There’s that word again: Mystical. It is a mystery, something that we cannot totally explain but something that nevertheless we can experience. It’s sort of like love. Love is a mystery, something that we cannot totally explain but at the same time is something that we can experience.

The joyful good news of Easter is not only that God has drawn near to us. He has come not only near, He has come among us to share His very life within us. That is stupendous; that is marvelous beyond words, beyond our comprehension; beyond anything found in any of the other religions of this world. God’s love cannot be contained and so the stone of separation has been rolled away and the tomb is empty. God is out and about, seeking to dwell within our hearts and souls.

We are here to celebrate Easter because this is a thin place and time. The boundary between heaven and earth in these moments is a thin boundary. In Christ’s Blood God’s world has bled into your world and into mine. When you receive His risen presence in Holy Communion, your world will be taken up into His world. The tomb is empty because our world cannot contain Him now even though paradoxically and mystically He freely lives within us.

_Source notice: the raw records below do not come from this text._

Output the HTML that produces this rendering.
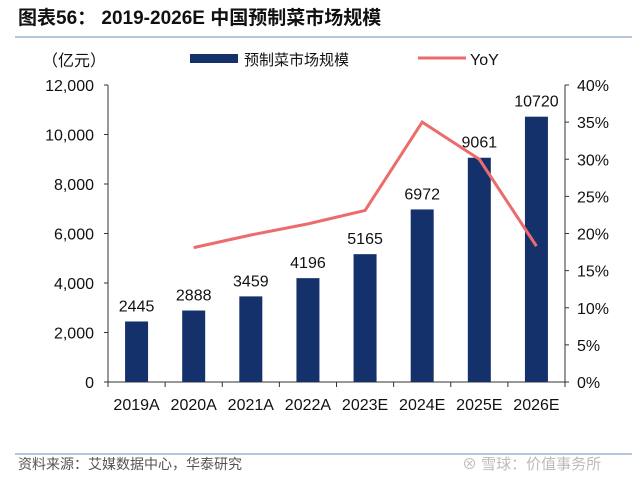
<!DOCTYPE html>
<html><head><meta charset="utf-8"><style>
body{margin:0;background:#fff;width:640px;height:475px;overflow:hidden;font-family:"Liberation Sans","Noto Sans CJK SC",sans-serif}
</style></head><body>
<svg width="640" height="475" xmlns="http://www.w3.org/2000/svg" font-family="Liberation Sans, Noto Sans CJK SC, sans-serif">
<text x="18" y="24" font-size="19" font-weight="bold" fill="#111">图表56： 2019-2026E 中国预制菜市场规模</text>
<line x1="15" y1="37" x2="632" y2="37" stroke="#8aa3c3" stroke-width="1.2"/>
<text x="42" y="66" font-size="16" fill="#111">（亿元）</text>
<rect x="190" y="54" width="48" height="9" fill="#15316b"/>
<text x="244" y="65" font-size="15" fill="#111">预制菜市场规模</text>
<line x1="418" y1="58" x2="466" y2="58" stroke="#ec6b6b" stroke-width="3"/>
<text x="470" y="65" font-size="16" fill="#111">YoY</text>
<g id="chart"></g>
<line x1="15" y1="454" x2="632" y2="454" stroke="#8aa3c3" stroke-width="1.2"/>
<text x="18" y="469" font-size="14" fill="#555">资料来源：艾媒数据中心，华泰研究</text>
<text x="462" y="469" font-size="15" fill="#bbb">⊗ 雪球：价值事务所</text>
</svg>
<script>
const categories=["2019A","2020A","2021A","2022A","2023E","2024E","2025E","2026E"];
const marketSize=[2445,2888,3459,4196,5165,6972,9061,10720];
const yoy=[null,18.1,19.8,21.3,23.1,35.0,30.0,18.3];
const leftTicks=[0,2000,4000,6000,8000,10000,12000];
const rightTicks=[0,5,10,15,20,25,30,35,40];
const ns="http://www.w3.org/2000/svg";
const g=document.getElementById("chart");
const X0=108,X1=565,Y0=382,Y1=85;
const bw=(X1-X0)/categories.length;
const yL=v=>Y0-(v/12000)*(Y0-Y1);
const yR=v=>Y0-(v/40)*(Y0-Y1);
const xC=i=>X0+bw*(i+0.5);
function mk(t,a,txt){const e=document.createElementNS(ns,t);for(const k in a)e.setAttribute(k,a[k]);if(txt!=null)e.textContent=txt;g.appendChild(e);return e;}
let e;
e=mk("line",{x1:X0,y1:Y1,x2:X0,y2:Y0,stroke:"#333"});


e=mk("line",{x1:X1,y1:Y1,x2:X1,y2:Y0,stroke:"#333"});


e=mk("line",{x1:X0,y1:Y0,x2:X1,y2:Y0,stroke:"#333"});


leftTicks.forEach(v=>{
 mk("line",{x1:X0-4,y1:yL(v),x2:X0,y2:yL(v),stroke:"#333"});
 e=mk("text",{x:X0-14,y:yL(v)+6,"font-size":16,"text-anchor":"end",fill:"#111"},v.toLocaleString("en-US"));
 
 
});
rightTicks.forEach(v=>{
 mk("line",{x1:X1,y1:yR(v),x2:X1+4,y2:yR(v),stroke:"#333"});
 e=mk("text",{x:X1+12,y:yR(v)+6,"font-size":16,fill:"#111"},v+"%");
 
 
});
for(let i=0;i<=categories.length;i++)mk("line",{x1:X0+bw*i,y1:Y0,x2:X0+bw*i,y2:Y0+5,stroke:"#333"});
categories.forEach((c,i)=>{
 e=mk("text",{x:xC(i),y:Y0+28,"font-size":16,"text-anchor":"middle",fill:"#111"},c);
 
 
});
marketSize.forEach((v,i)=>{
 e=mk("rect",{x:xC(i)-11.5,y:yL(v),width:23,height:Y0-yL(v),fill:"#15316b"});
 
 
 e=mk("text",{x:xC(i),y:yL(v)-10,"font-size":16,"text-anchor":"middle",fill:"#111"},String(v));
 
 
});
const pts=yoy.map((v,i)=>v==null?null:xC(i)+","+yR(v)).filter(p=>p);
e=mk("polyline",{points:pts.join(" "),fill:"none",stroke:"#ec6b6b","stroke-width":3});


</script>
</body></html>
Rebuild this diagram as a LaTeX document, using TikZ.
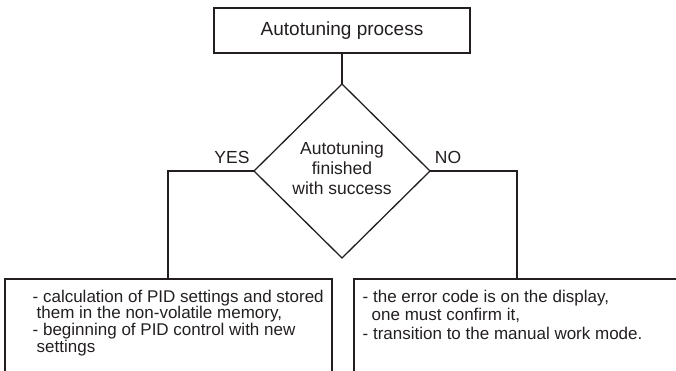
\documentclass[tikz,border=0pt]{standalone}
\usepackage{fontspec}
\setmainfont{Liberation Sans}
\usetikzlibrary{shapes.geometric}
\definecolor{ink}{HTML}{231F20}
\tikzset{
  boxline/.style={draw=ink, line width=1.6pt},
  conn/.style={draw=ink, line width=1.1pt},
  txt/.style={text=ink, inner sep=0pt, font=\fontsize{17.5}{20}\selectfont},
  body/.style={text=ink, inner sep=0pt, align=left, anchor=north west},
}
\begin{document}
\begin{tikzpicture}[x=1pt,y=-1pt]
\useasboundingbox (0,0) rectangle (676,370);
\clip (0,0) rectangle (676,370);
% top box
\node[boxline, minimum width=256pt, minimum height=45pt, inner sep=0pt, fill=white] (top) at (342,30.5) {};
\node[txt, font=\fontsize{19}{22}\selectfont] (toptxt) at (342,30.5) {Autotuning process};
% diamond
\coordinate (dT) at (342,84);
\coordinate (dL) at (254,171);
\coordinate (dR) at (430,171);
\coordinate (dB) at (342,258);
\draw[conn, line width=1.3pt, line join=miter] (dT) -- (dR) -- (dB) -- (dL) -- cycle;
\node[txt, align=center] (dtxt) at (342,168) {Autotuning\\finished\\with success};
% connectors
\draw[conn] (top.south) -- (dT);
\coordinate (yl) at (168,171);
\coordinate (nr) at (517,171);
% bottom boxes (extend beyond picture edge)
\coordinate (lbTL) at (5,279);
\coordinate (lbBR) at (332,400);
\coordinate (rbTL) at (354,279);
\coordinate (rbBR) at (700,400);
\draw[boxline] (lbTL) rectangle (lbBR);
\draw[boxline] (rbTL) rectangle (rbBR);
\coordinate (lbT) at (168,279);
\coordinate (rbT) at (517,279);
\draw[conn] (dL) -- (yl) -- (lbT);
\draw[conn] (dR) -- (nr) -- (rbT);
\node[txt] (yes) at (232,157) {YES};
\node[txt] (no) at (448,157) {NO};
% texts
\node[txt, body, font=\fontsize{17}{16.8}\selectfont] (ltxt) at (32.5,289.5)
 {- calculation of PID settings and stored\\
  \hspace*{4pt}them in the non-volatile memory,\\
  - beginning of PID control with new\\
  \hspace*{4pt}settings};
\node[txt, body, font=\fontsize{17}{18.3}\selectfont] (rtxt) at (362.5,290)
 {- the error code is on the display,\\
  \hspace*{9pt}one must confirm it,\\
  - transition to the manual work mode.};
\end{tikzpicture}
\end{document}
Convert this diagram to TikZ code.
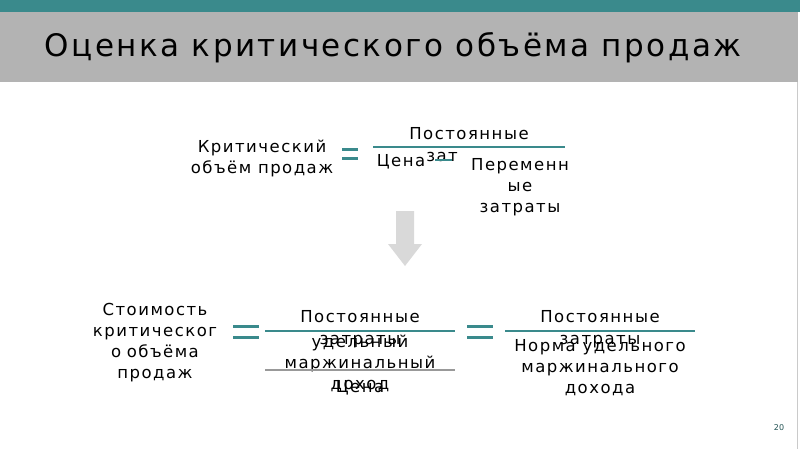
\documentclass[tikz,border=0pt]{standalone}
\usepackage{fontspec}
\setmainfont{DejaVu Sans}
\newfontfamily\widefont[LetterSpace=9]{DejaVu Sans}
\newfontfamily\titlefont[LetterSpace=8]{DejaVu Sans}
\usetikzlibrary{positioning}
\definecolor{tealbar}{RGB}{58,138,140}
\definecolor{titlegray}{RGB}{179,179,179}
\definecolor{arrowgray}{RGB}{217,217,217}
\tikzset{
  txt/.style={font=\widefont\fontsize{16.5}{21}\selectfont,align=center,inner sep=0pt},
  eqbar/.style={tealbar,line width=3pt},
  fracline/.style={tealbar,line width=2pt}
}
\begin{document}
\begin{tikzpicture}[x=1pt,y=-1pt]
\useasboundingbox (0,0) rectangle (800,449);

% Header
\fill[tealbar] (0,0) rectangle (800,12);
\fill[titlegray] (0,12) rectangle (798,82);
\draw[titlegray!70,line width=0.6pt] (797,82) -- (797,449);
\node[inner sep=0pt,font=\titlefont\fontsize{31}{36}\selectfont] (title) at (393,48) {Оценка критического объёма продаж};

% Upper formula
\node[txt] (crit) at (262,158) {Критический\\объём продаж};
\draw[eqbar] (342,150) -- (358,150) (342,159) -- (358,159);
\draw[fracline] (373,147) coordinate (fa) -- (565,147) coordinate (fb);
\node[txt] (fixa) at (469,134) {Постоянные};
\node[txt] (price) at (401,162) {Цена};
\node[txt] (zat) at (442,157) {зат};
\draw[tealbar,line width=2.5pt] (435,160) -- (452,160);
\node[txt] (vara) at (520,187) {Переменн\\ые\\затраты};

% Arrow down
\fill[arrowgray] (396,211) -- (414,211) -- (414,244) -- (422,244) -- (405,266)
  -- (388,244) -- (396,244) -- cycle;

% Lower formula
\node[txt,text width=150pt] (cost) at (155,343) {Стоимость\\критическог\\о объёма\\продаж};
\draw[eqbar] (233,326) -- (259,326) (233,337) -- (259,337);
\draw[fracline] (265,331) -- (455,331);
\node[txt] (fixb) at (360,317) {Постоянные};
\node[txt] (zb) at (360,342) {затраты};
\node[txt] (margin) at (360,363) {удельный\\маржинальный\\доход};
\draw[gray!80,line width=1.5pt] (265,370) -- (455,370);
\node[txt] (priceb) at (360,388) {Цена};
\draw[eqbar] (467,326) -- (493,326) (467,337) -- (493,337);
\draw[fracline] (505,331) -- (695,331);
\node[txt] (fixc) at (600,317) {Постоянные};
\node[txt] (zc) at (600,342) {затраты};
\node[txt] (norm) at (600,368) {Норма удельного\\маржинального\\дохода};

% Page number
\node[inner sep=0pt,font=\fontsize{8}{10}\selectfont,text=tealbar!60!black] (page) at (779,428) {20};
\end{tikzpicture}
\end{document}
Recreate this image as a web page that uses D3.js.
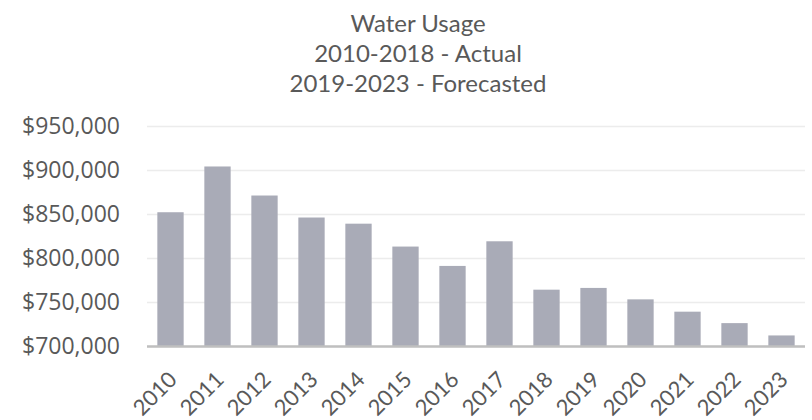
<!DOCTYPE html>
<html>
<head>
<meta charset="utf-8">
<script src="https://cdn.jsdelivr.net/npm/d3@7"></script>
<style>
  body { margin: 0; background: #fff; }
  svg { display: block; }
</style>
</head>
<body>
<div id="chart"></div>
<script>
const years = ['2010', '2011', '2012', '2013', '2014', '2015', '2016', '2017', '2018', '2019', '2020', '2021', '2022', '2023'];
const usage = [852000, 904000, 871000, 846000, 839000, 813000, 791000, 819000, 764000, 766000, 753000, 739000, 726000, 712000];
const yTicks = [700000, 750000, 800000, 850000, 900000, 950000];
const titleLines = ['Water Usage', '2010-2018 - Actual', '2019-2023 - Forecasted'];

const width = 812;
const height = 420;
const margin = { top: 126, right: 7, bottom: 74, left: 147 };

const svg = d3.select('#chart')
  .append('svg')
  .attr('width', width)
  .attr('height', height);

const x = d3.scaleBand()
  .domain(years)
  .range([margin.left, width - margin.right])
  .paddingInner(0.44)
  .paddingOuter(0.22);

const y = d3.scaleLinear()
  .domain([700000, 950000])
  .range([height - margin.bottom, margin.top]);

const fmt = (d) => '$' + d3.format(',')(d);

// title
svg.append('g')
  .selectAll('text')
  .data(titleLines)
  .join('text')
  .attr('x', 418)
  .attr('y', (d, i) => 32 + i * 30)
  .attr('text-anchor', 'middle')
  .attr('font-family', 'Lato, sans-serif')
  .attr('font-size', 24)
  .attr('fill', '#595959')
  .text((d) => d);

// gridlines + y labels
const yAxis = svg.append('g')
  .attr('transform', `translate(${margin.left},0)`)
  .call(d3.axisLeft(y)
    .tickValues(yTicks)
    .tickSize(-(width - margin.left - margin.right))
    .tickPadding(27)
    .tickFormat(fmt));
yAxis.select('.domain').remove();
yAxis.selectAll('.tick line')
  .attr('stroke', '#ececec')
  .attr('stroke-width', 1.5);
yAxis.selectAll('.tick text')
  .attr('font-family', '"Open Sans", sans-serif')
  .attr('font-size', 23)
  .attr('fill', '#595959');

// bars
svg.append('g')
  .selectAll('rect')
  .data(years)
  .join('rect')
  .attr('x', (d) => x(d))
  .attr('width', x.bandwidth())
  .attr('y', (d, i) => y(usage[i]))
  .attr('height', (d, i) => y(700000) - y(usage[i]))
  .attr('fill', '#a9abb7');

// baseline
svg.append('line')
  .attr('x1', margin.left)
  .attr('x2', width - margin.right)
  .attr('y1', y(700000) + 0.5)
  .attr('y2', y(700000) + 0.5)
  .attr('stroke', '#bfbfbf')
  .attr('stroke-width', 2.5);

// x labels
svg.append('g')
  .selectAll('text')
  .data(years)
  .join('text')
  .attr('transform', (d) => `translate(${x(d) + x.bandwidth() / 2 - 3},${y(700000) + 24}) rotate(-45)`)
  .attr('text-anchor', 'end')
  .attr('dy', '0.7em')
  .attr('font-family', 'Lato, sans-serif')
  .attr('font-size', 22)
  .attr('fill', '#595959')
  .text((d) => d);
</script>
</body>
</html>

The moment is now upon us when we receive into our Communion of Faith those who are to be baptized along with those who have in their faith journeys been previously baptized and now wish to share our life together in Jesus Christ. It is a privilege for us to be here with them as well as a privilege to receive their gifts and talents in who they are. Their journeys of faith enrich us because they truly are gifts to us. Ours is a family of faith in which we rejoice over new life just as any family rejoices in a new birth, for every new birth is a gift from God.

May God bless each and every one who is here with us this Easter. May He bless us with His life-giving Holy Spirit, that same Spirit who at the beginning of creation brought light out of darkness and order out of chaos in order to create souls fashioned in the image and likeness of God, the God who is love.